I love writing exercises. They're short and there's no commitment involved (kind of like a first date!). If you like writing exercises as well, show up each Monday and I'll have one for you. Let's devote the rest of July to dialogue, okay? I'll have an example of a middle grade novel to demonstrate technique along with the challenge. Sound good? Get your fingers warmed up because here we go:
Dialogue can sometimes define a character better than straight narrative, and it can be especially revealing when conflict directly engages that character. Take, for example, the scene in Ingrid Law’s wonderful novel Savvy, when Mibs Beaumont’s teacher announces to the class that from that day forward, Mibs will be homeschooled. Mean girl Ashley Bing and her counterpart Emma Flint comment on Mibs’s predicament from the back of the classroom:
“Missy-pissy’s going to stay home with her mommy,” Ashley said, as though she were talking to a baby – just quiet enough that the teacher couldn’t hear.
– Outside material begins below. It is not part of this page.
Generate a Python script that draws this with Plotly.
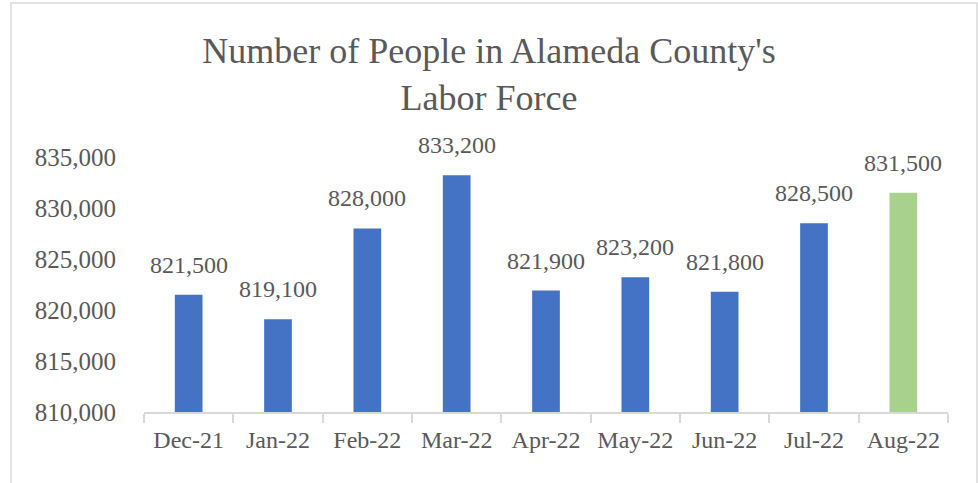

“With her mommy,” Emma repeated.
“She’s going to stay home so that no one can see what a friendless freak she is,” Ashley sneered.
“What a freak she is,” mimicked Emma like a spiteful parrot.
In that exchange, two short sentences for each character, we can immediately see who’s the leader in Ashley and Emma’s relationship, and who is the follower.
So here’s a Monday Mini Challenge for you:
Write a conversation in which two young characters disagree about how they should tell a mutual friend some bad news. Are you ready?...Go!